All lines below must be repeated exactly, with the pictures omitted.

-.-.-

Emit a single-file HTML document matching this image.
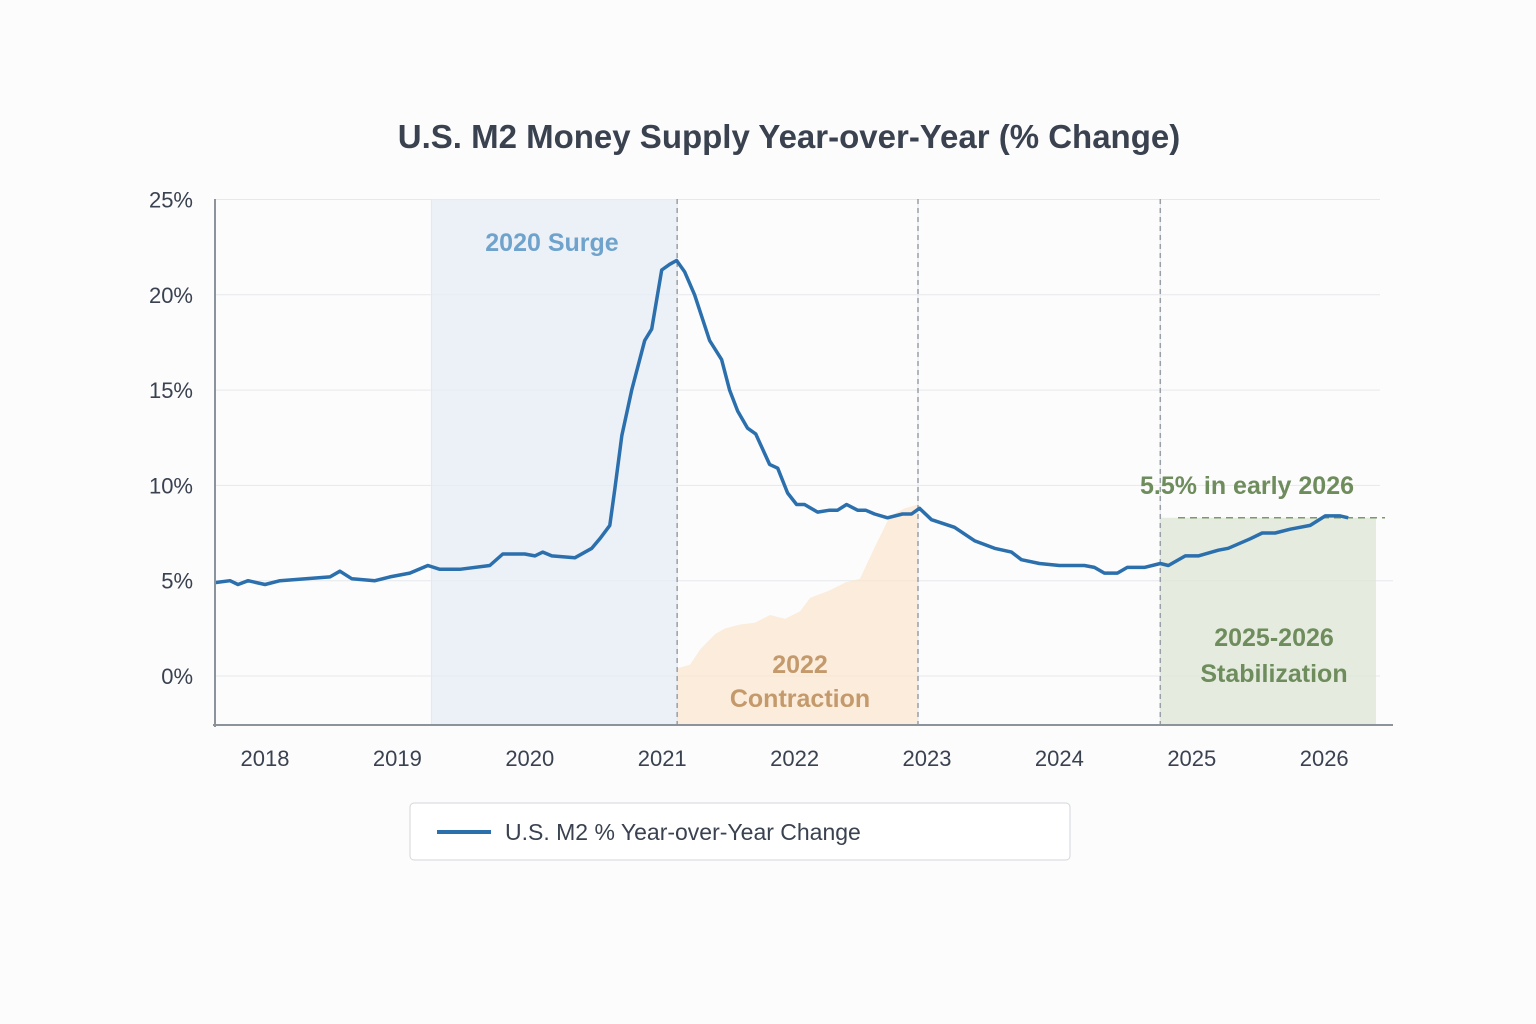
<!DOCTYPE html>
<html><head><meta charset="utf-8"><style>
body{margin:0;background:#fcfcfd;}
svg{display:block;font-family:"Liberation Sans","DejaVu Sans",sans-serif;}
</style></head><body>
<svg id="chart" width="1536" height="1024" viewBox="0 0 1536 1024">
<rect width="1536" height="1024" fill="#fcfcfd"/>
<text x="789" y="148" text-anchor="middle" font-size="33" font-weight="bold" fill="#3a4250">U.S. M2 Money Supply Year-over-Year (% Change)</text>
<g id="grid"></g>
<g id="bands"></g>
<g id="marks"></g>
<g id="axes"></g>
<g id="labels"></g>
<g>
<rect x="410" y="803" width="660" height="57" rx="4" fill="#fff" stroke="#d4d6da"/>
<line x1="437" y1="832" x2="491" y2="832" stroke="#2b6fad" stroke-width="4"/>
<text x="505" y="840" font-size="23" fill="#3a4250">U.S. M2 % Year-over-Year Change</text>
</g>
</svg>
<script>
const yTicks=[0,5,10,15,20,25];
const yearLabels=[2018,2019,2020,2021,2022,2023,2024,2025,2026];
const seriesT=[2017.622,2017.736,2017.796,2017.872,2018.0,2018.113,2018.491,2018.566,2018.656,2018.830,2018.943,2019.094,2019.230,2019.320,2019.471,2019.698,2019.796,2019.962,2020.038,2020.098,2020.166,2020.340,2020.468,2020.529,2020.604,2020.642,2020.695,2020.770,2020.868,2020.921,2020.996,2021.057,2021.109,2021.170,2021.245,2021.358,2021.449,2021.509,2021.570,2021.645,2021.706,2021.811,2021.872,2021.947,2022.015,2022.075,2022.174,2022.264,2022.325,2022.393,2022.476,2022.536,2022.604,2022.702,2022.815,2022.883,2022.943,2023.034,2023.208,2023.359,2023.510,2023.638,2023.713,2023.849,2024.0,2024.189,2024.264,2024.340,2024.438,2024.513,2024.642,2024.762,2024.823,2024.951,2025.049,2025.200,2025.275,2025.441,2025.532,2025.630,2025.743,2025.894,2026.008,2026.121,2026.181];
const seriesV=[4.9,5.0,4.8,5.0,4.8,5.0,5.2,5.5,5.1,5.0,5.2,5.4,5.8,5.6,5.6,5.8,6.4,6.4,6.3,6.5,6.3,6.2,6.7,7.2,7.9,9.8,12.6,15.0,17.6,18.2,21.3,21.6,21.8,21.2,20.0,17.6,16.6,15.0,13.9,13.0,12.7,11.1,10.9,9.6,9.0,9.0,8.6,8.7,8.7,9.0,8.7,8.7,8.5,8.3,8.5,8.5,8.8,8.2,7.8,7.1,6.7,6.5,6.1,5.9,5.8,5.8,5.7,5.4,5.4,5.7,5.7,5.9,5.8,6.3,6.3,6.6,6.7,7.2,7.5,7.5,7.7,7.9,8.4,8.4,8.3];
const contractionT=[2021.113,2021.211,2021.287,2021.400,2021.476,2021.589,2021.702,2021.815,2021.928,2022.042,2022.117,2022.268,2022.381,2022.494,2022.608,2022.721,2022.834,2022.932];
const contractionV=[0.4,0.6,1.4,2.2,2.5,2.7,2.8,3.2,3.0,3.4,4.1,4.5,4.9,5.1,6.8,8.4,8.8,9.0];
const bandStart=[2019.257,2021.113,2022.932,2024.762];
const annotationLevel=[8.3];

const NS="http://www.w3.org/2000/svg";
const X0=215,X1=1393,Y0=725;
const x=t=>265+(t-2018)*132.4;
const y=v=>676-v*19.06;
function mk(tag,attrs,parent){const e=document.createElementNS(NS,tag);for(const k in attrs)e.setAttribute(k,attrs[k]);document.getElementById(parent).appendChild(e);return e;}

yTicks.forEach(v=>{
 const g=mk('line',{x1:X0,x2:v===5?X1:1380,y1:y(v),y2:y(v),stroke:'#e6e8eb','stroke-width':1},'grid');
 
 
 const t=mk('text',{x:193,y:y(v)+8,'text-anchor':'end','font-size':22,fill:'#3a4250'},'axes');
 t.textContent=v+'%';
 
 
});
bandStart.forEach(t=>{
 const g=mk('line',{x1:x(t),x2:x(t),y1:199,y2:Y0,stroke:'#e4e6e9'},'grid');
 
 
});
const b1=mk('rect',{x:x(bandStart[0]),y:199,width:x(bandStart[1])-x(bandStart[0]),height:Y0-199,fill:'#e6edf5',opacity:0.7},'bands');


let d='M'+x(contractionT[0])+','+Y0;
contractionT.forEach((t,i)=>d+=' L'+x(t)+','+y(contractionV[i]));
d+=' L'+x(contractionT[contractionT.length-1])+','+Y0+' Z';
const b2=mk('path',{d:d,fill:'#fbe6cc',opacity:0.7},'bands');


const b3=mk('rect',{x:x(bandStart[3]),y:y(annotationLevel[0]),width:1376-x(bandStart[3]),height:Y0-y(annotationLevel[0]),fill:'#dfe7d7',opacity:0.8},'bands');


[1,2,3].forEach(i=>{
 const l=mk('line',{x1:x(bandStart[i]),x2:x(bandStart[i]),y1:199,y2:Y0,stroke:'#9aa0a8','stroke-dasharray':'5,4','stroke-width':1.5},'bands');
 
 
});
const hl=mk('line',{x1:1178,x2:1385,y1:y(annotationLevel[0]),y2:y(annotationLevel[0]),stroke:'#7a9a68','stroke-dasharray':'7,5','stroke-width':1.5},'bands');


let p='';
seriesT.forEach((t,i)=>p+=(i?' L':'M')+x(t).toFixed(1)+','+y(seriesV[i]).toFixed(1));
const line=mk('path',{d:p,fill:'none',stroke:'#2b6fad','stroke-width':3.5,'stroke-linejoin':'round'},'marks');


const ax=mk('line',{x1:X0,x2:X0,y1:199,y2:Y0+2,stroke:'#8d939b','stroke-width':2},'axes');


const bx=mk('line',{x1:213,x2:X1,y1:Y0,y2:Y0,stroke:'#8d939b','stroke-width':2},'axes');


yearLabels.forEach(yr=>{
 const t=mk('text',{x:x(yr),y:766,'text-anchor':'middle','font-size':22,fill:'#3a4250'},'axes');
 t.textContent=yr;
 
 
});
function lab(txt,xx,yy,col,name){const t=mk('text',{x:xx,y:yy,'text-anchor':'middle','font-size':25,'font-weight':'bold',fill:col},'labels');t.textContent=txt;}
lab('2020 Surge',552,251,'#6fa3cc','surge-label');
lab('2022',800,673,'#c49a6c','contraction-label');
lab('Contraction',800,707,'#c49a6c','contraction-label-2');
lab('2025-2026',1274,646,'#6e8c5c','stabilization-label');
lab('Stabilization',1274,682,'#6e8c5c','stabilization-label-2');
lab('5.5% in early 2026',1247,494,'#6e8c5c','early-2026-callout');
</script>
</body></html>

-.-.-

▶ **Task output**:
Emit a single-file HTML document matching this image.
<!DOCTYPE html>
<html><head><meta charset="utf-8"><style>
body{margin:0;background:#fcfcfd;}
svg{display:block;font-family:"Liberation Sans","DejaVu Sans",sans-serif;}
</style></head><body>
<svg id="chart" width="1536" height="1024" viewBox="0 0 1536 1024">
<rect width="1536" height="1024" fill="#fcfcfd"/>
<text x="789" y="148" text-anchor="middle" font-size="33" font-weight="bold" fill="#3a4250">U.S. M2 Money Supply Year-over-Year (% Change)</text>
<g id="grid"></g>
<g id="bands"></g>
<g id="marks"></g>
<g id="axes"></g>
<g id="labels"></g>
<g>
<rect x="410" y="803" width="660" height="57" rx="4" fill="#fff" stroke="#d4d6da"/>
<line x1="437" y1="832" x2="491" y2="832" stroke="#2b6fad" stroke-width="4"/>
<text x="505" y="840" font-size="23" fill="#3a4250">U.S. M2 % Year-over-Year Change</text>
</g>
</svg>
<script>
const yTicks=[0,5,10,15,20,25];
const yearLabels=[2018,2019,2020,2021,2022,2023,2024,2025,2026];
const seriesT=[2017.622,2017.736,2017.796,2017.872,2018.0,2018.113,2018.491,2018.566,2018.656,2018.830,2018.943,2019.094,2019.230,2019.320,2019.471,2019.698,2019.796,2019.962,2020.038,2020.098,2020.166,2020.340,2020.468,2020.529,2020.604,2020.642,2020.695,2020.770,2020.868,2020.921,2020.996,2021.057,2021.109,2021.170,2021.245,2021.358,2021.449,2021.509,2021.570,2021.645,2021.706,2021.811,2021.872,2021.947,2022.015,2022.075,2022.174,2022.264,2022.325,2022.393,2022.476,2022.536,2022.604,2022.702,2022.815,2022.883,2022.943,2023.034,2023.208,2023.359,2023.510,2023.638,2023.713,2023.849,2024.0,2024.189,2024.264,2024.340,2024.438,2024.513,2024.642,2024.762,2024.823,2024.951,2025.049,2025.200,2025.275,2025.441,2025.532,2025.630,2025.743,2025.894,2026.008,2026.121,2026.181];
const seriesV=[4.9,5.0,4.8,5.0,4.8,5.0,5.2,5.5,5.1,5.0,5.2,5.4,5.8,5.6,5.6,5.8,6.4,6.4,6.3,6.5,6.3,6.2,6.7,7.2,7.9,9.8,12.6,15.0,17.6,18.2,21.3,21.6,21.8,21.2,20.0,17.6,16.6,15.0,13.9,13.0,12.7,11.1,10.9,9.6,9.0,9.0,8.6,8.7,8.7,9.0,8.7,8.7,8.5,8.3,8.5,8.5,8.8,8.2,7.8,7.1,6.7,6.5,6.1,5.9,5.8,5.8,5.7,5.4,5.4,5.7,5.7,5.9,5.8,6.3,6.3,6.6,6.7,7.2,7.5,7.5,7.7,7.9,8.4,8.4,8.3];
const contractionT=[2021.113,2021.211,2021.287,2021.400,2021.476,2021.589,2021.702,2021.815,2021.928,2022.042,2022.117,2022.268,2022.381,2022.494,2022.608,2022.721,2022.834,2022.932];
const contractionV=[0.4,0.6,1.4,2.2,2.5,2.7,2.8,3.2,3.0,3.4,4.1,4.5,4.9,5.1,6.8,8.4,8.8,9.0];
const bandStart=[2019.257,2021.113,2022.932,2024.762];
const annotationLevel=[8.3];

const NS="http://www.w3.org/2000/svg";
const X0=215,X1=1393,Y0=725;
const x=t=>265+(t-2018)*132.4;
const y=v=>676-v*19.06;
function mk(tag,attrs,parent){const e=document.createElementNS(NS,tag);for(const k in attrs)e.setAttribute(k,attrs[k]);document.getElementById(parent).appendChild(e);return e;}

yTicks.forEach(v=>{
 const g=mk('line',{x1:X0,x2:v===5?X1:1380,y1:y(v),y2:y(v),stroke:'#e6e8eb','stroke-width':1},'grid');
 
 
 const t=mk('text',{x:193,y:y(v)+8,'text-anchor':'end','font-size':22,fill:'#3a4250'},'axes');
 t.textContent=v+'%';
 
 
});
bandStart.forEach(t=>{
 const g=mk('line',{x1:x(t),x2:x(t),y1:199,y2:Y0,stroke:'#e4e6e9'},'grid');
 
 
});
const b1=mk('rect',{x:x(bandStart[0]),y:199,width:x(bandStart[1])-x(bandStart[0]),height:Y0-199,fill:'#e6edf5',opacity:0.7},'bands');


let d='M'+x(contractionT[0])+','+Y0;
contractionT.forEach((t,i)=>d+=' L'+x(t)+','+y(contractionV[i]));
d+=' L'+x(contractionT[contractionT.length-1])+','+Y0+' Z';
const b2=mk('path',{d:d,fill:'#fbe6cc',opacity:0.7},'bands');


const b3=mk('rect',{x:x(bandStart[3]),y:y(annotationLevel[0]),width:1376-x(bandStart[3]),height:Y0-y(annotationLevel[0]),fill:'#dfe7d7',opacity:0.8},'bands');


[1,2,3].forEach(i=>{
 const l=mk('line',{x1:x(bandStart[i]),x2:x(bandStart[i]),y1:199,y2:Y0,stroke:'#9aa0a8','stroke-dasharray':'5,4','stroke-width':1.5},'bands');
 
 
});
const hl=mk('line',{x1:1178,x2:1385,y1:y(annotationLevel[0]),y2:y(annotationLevel[0]),stroke:'#7a9a68','stroke-dasharray':'7,5','stroke-width':1.5},'bands');


let p='';
seriesT.forEach((t,i)=>p+=(i?' L':'M')+x(t).toFixed(1)+','+y(seriesV[i]).toFixed(1));
const line=mk('path',{d:p,fill:'none',stroke:'#2b6fad','stroke-width':3.5,'stroke-linejoin':'round'},'marks');


const ax=mk('line',{x1:X0,x2:X0,y1:199,y2:Y0+2,stroke:'#8d939b','stroke-width':2},'axes');


const bx=mk('line',{x1:213,x2:X1,y1:Y0,y2:Y0,stroke:'#8d939b','stroke-width':2},'axes');


yearLabels.forEach(yr=>{
 const t=mk('text',{x:x(yr),y:766,'text-anchor':'middle','font-size':22,fill:'#3a4250'},'axes');
 t.textContent=yr;
 
 
});
function lab(txt,xx,yy,col,name){const t=mk('text',{x:xx,y:yy,'text-anchor':'middle','font-size':25,'font-weight':'bold',fill:col},'labels');t.textContent=txt;}
lab('2020 Surge',552,251,'#6fa3cc','surge-label');
lab('2022',800,673,'#c49a6c','contraction-label');
lab('Contraction',800,707,'#c49a6c','contraction-label-2');
lab('2025-2026',1274,646,'#6e8c5c','stabilization-label');
lab('Stabilization',1274,682,'#6e8c5c','stabilization-label-2');
lab('5.5% in early 2026',1247,494,'#6e8c5c','early-2026-callout');
</script>
</body></html>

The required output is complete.